SOUTH BEND, Ind. -- Notre Dame coach Brian Kelly expressed disappointment Saturday about the school's academic misconduct investigation involving four of his players, saying he was shocked and disappointed when athletic director Jack Swarbrick called him into his office Thursday to inform him of the news.
"I will be on the outside looking in as it relates to this ongoing process," Kelly said.
Speaking publicly for the first time since news broke Friday that DaVaris Daniels, KeiVarae Russell, Ishaq Williams and Kendall Moore would be withheld from practicing with the Fighting Irish because of potential academic misconduct, Kelly acknowledged the personnel hits his program has taken in recent years because of the school's academic demands, while also saying that he took the Notre Dame job five years ago because he wanted to be associated at a place with such high standards.
"I knew coming to Notre Dame, and one of the reasons why I wanted to come here, was there are some core values as one of the preeminent Catholic institutions that you just can't compromise on, and that's integrity," Kelly said. "And if you see that something is going on that's not right -- and obviously through this investigation they found this out -- it's important that it's addressed. And so I applaud the university for doing that.
"Now, along the way, I've lost a starting quarterback and some key players. But I came here because I wanted to be associated with a university that had those standards. And I'm disappointed, I'm saddened in a way for these young men, because they're good kids. They made some bad decisions along the way -- and I'm not throwing these four in that category yet, obviously. But we can talk about Everett [Golson], certainly, in that situation.
"As it relates to the recruitment of the young men here, I think we've brought in the right young men. I think we continue to have to do a better job educating them. We have to do a better job of providing them the resources. Look, this is never a one-sided issue. We have to internally look at providing our student-athletes all of the resources necessary that if, in fact, they took shortcuts, that they don't. And we have to look hard at that. And that's something that will ensue over this issue."
Friday's news was the latest academic-related hit Notre Dame's prominent athletic teams have taken in the last 15 months, as the school suspended Golson, the football team's starting quarterback, last fall semester following what Golson called "poor academic judgment" the previous spring. Golson was reinstated last winter.
Daniels, Notre Dame's top wide receiver, and Jerian Grant, the basketball team's leading scorer, were in similar situations as Golson, being suspended for the spring semester this year before being reinstated in June. (Daniels had cited poor grades for his suspension, while Grant cited poor judgment.)
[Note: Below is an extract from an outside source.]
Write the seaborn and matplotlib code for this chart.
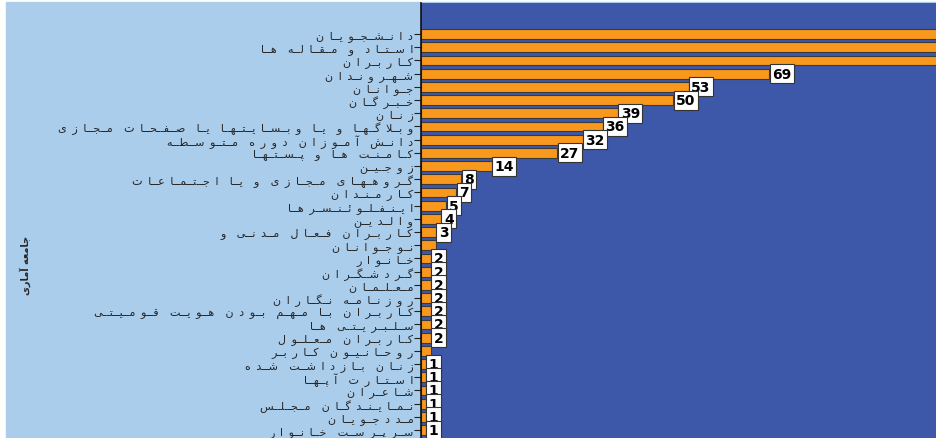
import matplotlib
matplotlib.use("Agg")
import matplotlib.pyplot as plt
import seaborn as sns

# data (top three bars run past the right edge, values estimated)
categories = [
    "دانشجویان", "استاد و مقاله ها", "کاربران", "شهروندان", "جوانان", "خبرگان",
    "زنان", "وبلاگها و یا وبسایتها یا صفحات مجازی", "دانش آموزان دوره متوسطه",
    "کامنت ها و پستها", "زوجین", "گروههای مجازی و یا اجتماعات", "کارمندان",
    "اینفلوئنسرها", "والدین", "کاربران فعال مدنی و", "نوجوانان", "خانوار",
    "گردشگران", "معلمان", "روزنامه نگاران", "کاربران با مهم بودن هویت قومیتی",
    "سلبریتی ها", "کاربران معلول", "روحانیون کاربر", "زنان بازداشت شده",
    "استارت آپها", "شاعران", "نمایندگان مجلس", "مددجویان", "سرپرست خانوار",
]
values = [150, 130, 115, 69, 53, 50, 39, 36, 32, 27, 14, 8, 7, 5, 4, 3, 3,
          2, 2, 2, 2, 2, 2, 2, 2, 1, 1, 1, 1, 1, 1]
# bars whose label is not shown in the original
hidden = ["نوجوانان", "روحانیون کاربر"]
axis_title = "جامعه آماری"

LIGHT = "#abcdec"
DARK = "#3d58a8"
ORANGE = "#f8981d"
XMAX = 102

# minimal arabic/persian shaping (matplotlib does no shaping or bidi)
FORMS = {
    "ا": (0xFE8D, 2), "آ": (0xFE81, 2), "ب": (0xFE8F, 4), "پ": (0xFB56, 4),
    "ت": (0xFE95, 4), "ث": (0xFE99, 4), "ج": (0xFE9D, 4), "چ": (0xFB7A, 4),
    "ح": (0xFEA1, 4), "خ": (0xFEA5, 4), "د": (0xFEA9, 2), "ذ": (0xFEAB, 2),
    "ر": (0xFEAD, 2), "ز": (0xFEAF, 2), "ژ": (0xFB8A, 2), "س": (0xFEB1, 4),
    "ش": (0xFEB5, 4), "ص": (0xFEB9, 4), "ض": (0xFEBD, 4), "ط": (0xFEC1, 4),
    "ظ": (0xFEC5, 4), "ع": (0xFEC9, 4), "غ": (0xFECD, 4), "ف": (0xFED1, 4),
    "ق": (0xFED5, 4), "ک": (0xFB8E, 4), "گ": (0xFB92, 4), "ل": (0xFEDD, 4),
    "م": (0xFEE1, 4), "ن": (0xFEE5, 4), "و": (0xFEED, 2), "ه": (0xFEE9, 4),
    "ی": (0xFBFC, 4), "ئ": (0xFE89, 4),
}


def shape(s, stretch=True):
    # stretch=True adds tatweels / spaces between letters and words, the
    # original renders its persian text widely spaced
    join_gap = "\u0640\u0640" if stretch else ""
    split_gap = "\u2002" if stretch else ""
    word_gap = "\u2002\u2002" if stretch else " "
    out = []
    i = 0
    while i < len(s):
        c = s[i]
        if c == " ":
            out.append(word_gap)
            i += 1
            continue
        if c not in FORMS:
            out.append(c)
            i += 1
            continue
        prev = s[i - 1] if i > 0 else None
        nxt = s[i + 1] if i + 1 < len(s) else None
        join_prev = prev in FORMS and FORMS[prev][1] == 4
        if c == "ل" and nxt == "ا":
            out.append(chr(0xFEFC if join_prev else 0xFEFB))
            i += 2
            if i < len(s) and s[i] in FORMS:
                out.append(split_gap)
            continue
        join_next = FORMS[c][1] == 4 and nxt in FORMS
        if join_prev and join_next:
            k = 3
        elif join_prev:
            k = 1
        elif join_next:
            k = 2
        else:
            k = 0
        out.append(chr(FORMS[c][0] + k))
        if nxt in FORMS:
            out.append(join_gap if join_next else split_gap)
        i += 1
    return "".join(reversed(out))


sns.set_style("white")
plt.rcParams["font.family"] = ["DejaVu Sans"]

fig = plt.figure(figsize=(9.36, 4.39), dpi=100, facecolor="white")
fig.add_artist(plt.Rectangle((6 / 936, 0), 1, 1 - 3 / 439, transform=fig.transFigure,
                             color=LIGHT, zorder=0))
ax = fig.add_axes([421 / 936, 0, 515 / 936, 1 - 4 / 439])
ax.set_facecolor(DARK)

sns.barplot(x=values, y=categories, orient="h", color=ORANGE, saturation=1,
            width=0.74, edgecolor="#3a3a3a", linewidth=0.8, ax=ax)

ax.set_xlim(0, XMAX)
ax.set_ylim(30.6, -2.35)
ax.set_yticks(range(len(categories)), [shape(c) for c in categories], fontsize=8)
ax.set_xticks([])
ax.tick_params(axis="y", length=5, width=0.8, color="#222222", pad=0.5, left=True)
ax.set_xlabel("")
ax.set_ylabel("")
for side in ["top", "right", "bottom"]:
    ax.spines[side].set_visible(False)
ax.spines["left"].set_color("#111111")
ax.spines["left"].set_linewidth(1.2)

for i, (c, v) in enumerate(zip(categories, values)):
    if c in hidden or v > XMAX:
        continue
    ax.text(v + 0.55, i, str(v), va="center", ha="left", fontsize=10,
            fontweight="bold", color="black", clip_on=True,
            bbox=dict(boxstyle="square,pad=0.18", facecolor="white",
                      edgecolor="#333333", linewidth=0.8))

fig.text(25 / 936, 1 - 265 / 439, shape(axis_title, stretch=False), rotation=90,
         fontsize=7, fontweight="bold", ha="center", va="center")

fig.savefig("out.png", dpi=100, facecolor=fig.get_facecolor())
Now Daniels is among a group of football players -- including three starters -- that is being investigated internally for academic misconduct.
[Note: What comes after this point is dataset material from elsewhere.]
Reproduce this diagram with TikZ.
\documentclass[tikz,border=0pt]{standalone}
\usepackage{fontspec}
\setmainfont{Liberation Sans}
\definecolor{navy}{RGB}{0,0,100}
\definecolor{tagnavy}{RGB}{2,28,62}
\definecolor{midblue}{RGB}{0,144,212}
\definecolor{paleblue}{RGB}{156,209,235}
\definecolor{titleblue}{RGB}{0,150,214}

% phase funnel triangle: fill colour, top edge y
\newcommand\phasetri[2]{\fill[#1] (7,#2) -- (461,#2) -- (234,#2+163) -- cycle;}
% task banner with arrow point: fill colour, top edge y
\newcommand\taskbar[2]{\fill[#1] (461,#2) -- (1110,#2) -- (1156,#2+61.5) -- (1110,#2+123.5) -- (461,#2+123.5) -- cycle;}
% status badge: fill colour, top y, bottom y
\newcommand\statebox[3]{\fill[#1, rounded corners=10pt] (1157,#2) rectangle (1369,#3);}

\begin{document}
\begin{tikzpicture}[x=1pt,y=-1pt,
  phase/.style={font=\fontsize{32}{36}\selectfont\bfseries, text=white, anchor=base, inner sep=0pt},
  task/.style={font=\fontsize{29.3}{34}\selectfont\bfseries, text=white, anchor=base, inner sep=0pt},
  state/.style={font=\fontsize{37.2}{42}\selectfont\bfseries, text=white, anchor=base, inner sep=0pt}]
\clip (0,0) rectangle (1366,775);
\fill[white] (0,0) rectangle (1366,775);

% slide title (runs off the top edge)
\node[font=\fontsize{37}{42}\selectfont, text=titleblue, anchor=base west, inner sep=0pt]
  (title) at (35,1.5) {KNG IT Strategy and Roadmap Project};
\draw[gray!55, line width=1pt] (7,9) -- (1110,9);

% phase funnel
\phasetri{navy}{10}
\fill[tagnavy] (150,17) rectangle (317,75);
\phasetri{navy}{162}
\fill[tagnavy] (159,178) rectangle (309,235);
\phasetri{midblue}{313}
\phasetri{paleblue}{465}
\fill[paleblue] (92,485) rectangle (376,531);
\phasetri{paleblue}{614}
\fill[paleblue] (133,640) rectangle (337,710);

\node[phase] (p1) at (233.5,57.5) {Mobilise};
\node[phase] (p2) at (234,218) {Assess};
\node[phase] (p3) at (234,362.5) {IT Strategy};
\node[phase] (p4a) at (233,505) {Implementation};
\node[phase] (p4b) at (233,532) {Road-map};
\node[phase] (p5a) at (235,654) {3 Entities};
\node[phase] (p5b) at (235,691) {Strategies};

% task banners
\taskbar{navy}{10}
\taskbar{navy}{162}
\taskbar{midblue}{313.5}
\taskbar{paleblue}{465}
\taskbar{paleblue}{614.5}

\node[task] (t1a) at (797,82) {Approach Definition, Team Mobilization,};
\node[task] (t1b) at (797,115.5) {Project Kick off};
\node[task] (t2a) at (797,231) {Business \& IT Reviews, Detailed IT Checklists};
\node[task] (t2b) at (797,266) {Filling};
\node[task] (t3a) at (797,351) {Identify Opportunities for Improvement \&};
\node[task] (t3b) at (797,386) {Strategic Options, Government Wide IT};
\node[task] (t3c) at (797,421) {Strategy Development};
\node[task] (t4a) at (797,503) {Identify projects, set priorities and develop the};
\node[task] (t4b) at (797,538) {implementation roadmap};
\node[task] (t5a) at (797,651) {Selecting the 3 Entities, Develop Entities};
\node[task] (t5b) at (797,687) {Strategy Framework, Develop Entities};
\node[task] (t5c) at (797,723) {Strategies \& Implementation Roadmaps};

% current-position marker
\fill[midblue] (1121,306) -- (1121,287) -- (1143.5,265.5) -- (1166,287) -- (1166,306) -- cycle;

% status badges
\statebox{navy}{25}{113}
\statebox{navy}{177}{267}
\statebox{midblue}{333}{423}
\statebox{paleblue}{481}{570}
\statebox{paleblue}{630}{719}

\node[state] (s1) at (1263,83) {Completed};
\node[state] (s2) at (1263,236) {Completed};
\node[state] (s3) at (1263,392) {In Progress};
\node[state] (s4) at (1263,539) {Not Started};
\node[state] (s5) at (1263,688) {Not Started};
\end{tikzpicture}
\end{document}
Kelly said he has not talked to the four players being investigated, clarifying that they cannot practice or play with the team but are welcome in the football building for meals and other activities. He said he will withhold them from team and position meetings for now, and he said that he has not been told of any other players on his current team who are being investigated.
Kelly said that he has not been interviewed or investigated himself.
Daniels, Russell, Williams and Moore were a part of Notre Dame's 2012 team that went 12-1 and lost in the BCS national championship game to Alabama. The Rev. John Jenkins, the school's president, said Friday that the school would vacate victories if it determines players have been ineligible during past competition.
Kelly said a potential vacating of the Irish's 2012 wins would not alter his view of that season's accomplishments.
"It wouldn't change in my eyes," the fifth-year Notre Dame coach said. "I've never really counted my victories, it's not something that I've really spent much time thinking about. The satisfaction that I get is in the preparation and the relationships that I have with the players and the accomplishments that you have from year to year with your team and how you play the game. So I never really put much stock in that."
Kelly was also asked if he felt the perception of him has taken a hit, this after his first year at Notre Dame was headlined by off-the-field tragedies that included a student videographer dying at practice and a student at nearby Saint Mary's College committing suicide two weeks after she reported she had been sexually assaulted by a Notre Dame football player.
"This isn't the time to have a debate on what my leadership or lack thereof is," Kelly said. "My focus is on my football team and getting this team ready. There's a time and place for that. People have their opinions, and certainly they're entitled to them. I'm going to focus on this football team."